Now that Facebook filed for its initial public offering on the stock market where it may net the social network's founder Mark Zuckerberg about $28 billion, one question needs to be asked: Why does Facebook need tax breaks from Crook County and the state of Oregon to run a data complex near Prineville?
Meanwhile, the Oregon Legislature convened today for a one-month session where it will try to figure out how to make yet more cuts to the state's budget and, ultimately, to school districts across the state.
Oregon currently has a $15 billion two-year budget, but must cut another $300 million because of declining revenues. The legislators' "jobs" plan includes getting rid of 400 government jobs.

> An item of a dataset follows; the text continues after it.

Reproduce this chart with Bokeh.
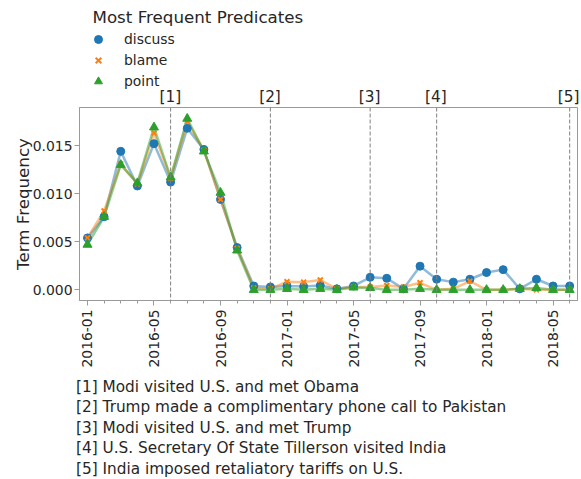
import math
from bokeh.plotting import figure
from bokeh.layouts import column
from bokeh.models import (Range1d, FixedTicker, NumeralTickFormatter, Label, Legend,
                          LegendItem, Span, ColumnDataSource, Div)
from bokeh.embed import file_html
from bokeh.resources import INLINE

months = ["2016-01", "2016-02", "2016-03", "2016-04", "2016-05", "2016-06",
          "2016-07", "2016-08", "2016-09", "2016-10", "2016-11", "2016-12",
          "2017-01", "2017-02", "2017-03", "2017-04", "2017-05", "2017-06",
          "2017-07", "2017-08", "2017-09", "2017-10", "2017-11", "2017-12",
          "2018-01", "2018-02", "2018-03", "2018-04", "2018-05", "2018-06"]

discuss = [0.0054, 0.0076, 0.0144, 0.0108, 0.0152, 0.0112, 0.0168, 0.0146, 0.0094, 0.0044,
           0.0004, 0.0003, 0.0004, 0.00035, 0.00045, 0.0001, 0.0004, 0.0013, 0.0012, 0.0001,
           0.00246, 0.0011, 0.0008, 0.0011, 0.0018, 0.0021, 0.0001, 0.0011, 0.0004, 0.0004]
blame = [0.0054, 0.0082, 0.0131, 0.0110, 0.0163, 0.0116, 0.0175, 0.0145, 0.0094, 0.0043,
         0.0002, 0.0001, 0.00085, 0.0008, 0.00102, 0.0001, 0.0003, 0.0003, 0.00045, 0.0003,
         0.00073, 0.0, 0.0001, 0.0009, 0.0, 0.0, 0.0001, 0.0, 0.0, 0.0]
point = [0.0047, 0.0076, 0.0130, 0.0111, 0.0169, 0.0117, 0.0178, 0.0144, 0.0101, 0.0041,
         0.0, 0.0, 0.0001, 0.0, 0.0001, 0.0, 0.00025, 0.0002, 0.0, 0.0,
         0.0001, 0.0, 0.0, 0.0, 0.0, 0.0, 0.0001, 0.0002, 0.0, 0.0]

series_names = ["discuss", "blame", "point"]
series_colors = ["#1f77b4", "#ff7f0e", "#2ca02c"]
series_markers = ["circle", "x", "triangle"]

event_tags = ["[1]", "[2]", "[3]", "[4]", "[5]"]
event_months = ["2016-06", "2016-12", "2017-06", "2017-10", "2018-06"]
event_texts = ["[1] Modi visited U.S. and met Obama",
               "[2] Trump made a complimentary phone call to Pakistan",
               "[3] Modi visited U.S. and met Trump",
               "[4] U.S. Secretary Of State Tillerson visited India",
               "[5] India imposed retaliatory tariffs on U.S."]

y_ticks = [0.0, 0.005, 0.010, 0.015]
x_major = [0, 4, 8, 12, 16, 20, 24, 28]

FONT = "DejaVu Sans"
TXT = "#262626"
GREY = "#9a9a9a"

X0, X1 = -0.48, 29.47
FRAME_L, FRAME_R_MAIN = 79, 577
MAIN_W = 578
HEAD_W = 581
HEAD_H = 106

xs = list(range(len(months)))

# ---------------- main plot ----------------
p = figure(width=MAIN_W, height=271, output_backend="svg", toolbar_location=None,
           x_range=Range1d(X0, X1), y_range=Range1d(-0.00111, 0.01896),
           min_border_left=FRAME_L, min_border_right=MAIN_W - FRAME_R_MAIN,
           min_border_top=1, min_border_bottom=77)
p.background_fill_color = "white"
p.border_fill_color = "white"
p.outline_line_color = GREY
p.outline_line_width = 1
p.grid.visible = False

p.xaxis.ticker = FixedTicker(ticks=x_major, minor_ticks=xs)
p.xaxis.major_label_overrides = {i: months[i] for i in x_major}
p.xaxis.major_label_orientation = math.pi / 2
p.yaxis.ticker = FixedTicker(ticks=y_ticks)
p.yaxis.formatter = NumeralTickFormatter(format="0.000")
for ax in (p.xaxis[0], p.yaxis[0]):
    ax.axis_line_color = GREY
    ax.major_tick_line_color = GREY
    ax.minor_tick_line_color = GREY
    ax.major_tick_in = 0
    ax.major_tick_out = 5
    ax.minor_tick_in = 0
    ax.major_label_text_font = FONT
    ax.major_label_text_font_size = "13.9px"
    ax.major_label_text_color = TXT
    ax.major_label_standoff = 2
p.xaxis.minor_tick_out = 3
p.xaxis.major_label_standoff = 4
p.yaxis.minor_tick_line_color = None
p.yaxis.axis_label = "Term Frequency"
p.yaxis.axis_label_text_font = FONT
p.yaxis.axis_label_text_font_size = "16.7px"
p.yaxis.axis_label_text_font_style = "normal"
p.yaxis.axis_label_text_color = TXT
p.yaxis.axis_label_standoff = -3

for m in event_months:
    p.add_layout(Span(location=months.index(m), dimension="height",
                      line_color="#808080", line_dash="4 2", line_width=1))

for vals, col in zip([discuss, blame, point], series_colors):
    src = ColumnDataSource(dict(x=xs, y=vals))
    p.line("x", "y", source=src, line_color=col, line_alpha=0.5, line_width=2.5)

def add_markers(fig, src, col, mk):
    if mk == "x":
        return fig.scatter("x", "y", source=src, marker="x", size=7, line_color=col, line_width=2)
    if mk == "triangle":
        return fig.scatter("x", "y", source=src, marker="triangle", size=9,
                           fill_color=col, line_color=col)
    return fig.scatter("x", "y", source=src, marker="circle", size=8,
                       fill_color=col, line_color=col)

for vals, col, mk in zip([discuss, blame, point], series_colors, series_markers):
    add_markers(p, ColumnDataSource(dict(x=xs, y=vals)), col, mk)

# ---------------- header: legend + event tags ----------------
head_span = (X1 - X0) * (HEAD_W - FRAME_L) / (FRAME_R_MAIN - FRAME_L)
h = figure(width=HEAD_W, height=HEAD_H, output_backend="svg", toolbar_location=None,
           x_range=Range1d(X0, X0 + head_span), y_range=Range1d(0, 1),
           x_axis_type=None, y_axis_type=None,
           min_border_left=FRAME_L, min_border_right=0, min_border_top=0, min_border_bottom=0)
h.outline_line_color = None
h.background_fill_color = "white"
h.border_fill_color = "white"

# legend-only renderers: one sample each, kept outside the header's visible y range
legend_items = []
for name, col, mk in zip(series_names, series_colors, series_markers):
    r = add_markers(h, ColumnDataSource(dict(x=[0], y=[-10])), col, mk)
    legend_items.append(LegendItem(label=name, renderers=[r]))

legend = Legend(items=legend_items, location=(88 - FRAME_L, HEAD_H - 91),
                orientation="vertical", padding=0, margin=0, spacing=1,
                glyph_width=20, glyph_height=20, label_height=20, label_standoff=16,
                border_line_color=None, background_fill_alpha=0,
                label_text_font=FONT, label_text_font_size="13.9px", label_text_color=TXT)
h.add_layout(legend, "center")

h.add_layout(Label(x=92 - FRAME_L, y=HEAD_H - 16, x_units="screen", y_units="screen",
                   text="Most Frequent Predicates", text_font=FONT, text_font_size="16.7px",
                   text_color=TXT, text_align="left", text_baseline="middle"))
for tag, m in zip(event_tags, event_months):
    h.add_layout(Label(x=months.index(m), y=0.5, x_units="data", y_units="screen",
                       text=tag, text_font=FONT, text_font_size="15.3px", text_color=TXT,
                       text_align="center", text_baseline="bottom"))

# ---------------- footnotes ----------------
lines_html = "<br>".join(t for t in event_texts)
div = Div(text=("<div style=\"padding-left:76px; font-family:'DejaVu Sans'; "
                "font-size:15.3px; line-height:20.4px; color:%s; white-space:nowrap;\">%s</div>")
          % (TXT, lines_html),
          width=HEAD_W, height=102, margin=0, styles={"overflow": "hidden"})

layout = column(h, p, div, spacing=0)
open("out.html", "w").write(file_html(layout, INLINE))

In Prineville, the school district can't pay for sports or basic maintenance like roofs or fixing tennis courts so that they're no longer dangerous to use.
Facebook has a tax-exempt status in Crook County, but in October the state said it could assess a property tax and calculated $390,000 for the Facebook site. State officials revised that figure the next day, to $26,000 or what Zuckerman will make about every 26 seconds.
But that wasn't good enough. How could Facebook possibly maintain the data facility when it would have to pay property taxes that could change from year to year? Facebook needed "certainty."
Well, the state agreed last week and gave Facebook some "certainty": no taxes for 15 years.
Isn't that special?
Companies, from small businesses to mega-corporations, always say they need certainty in order to grow their businesses. Evidently, they think no one else needs any certainty in their lives.
This much is certain: Taxpayers, with lower wages and diminishing government services, need to subsidize Facebook, one of the soon-to-be richest companies in the world.
These are the priorities we value. And, this is what's wrong with our country.
Mitt Romney, fresh off his Florida victory, stated it more succinctly: "I'm not concerned about the very poor."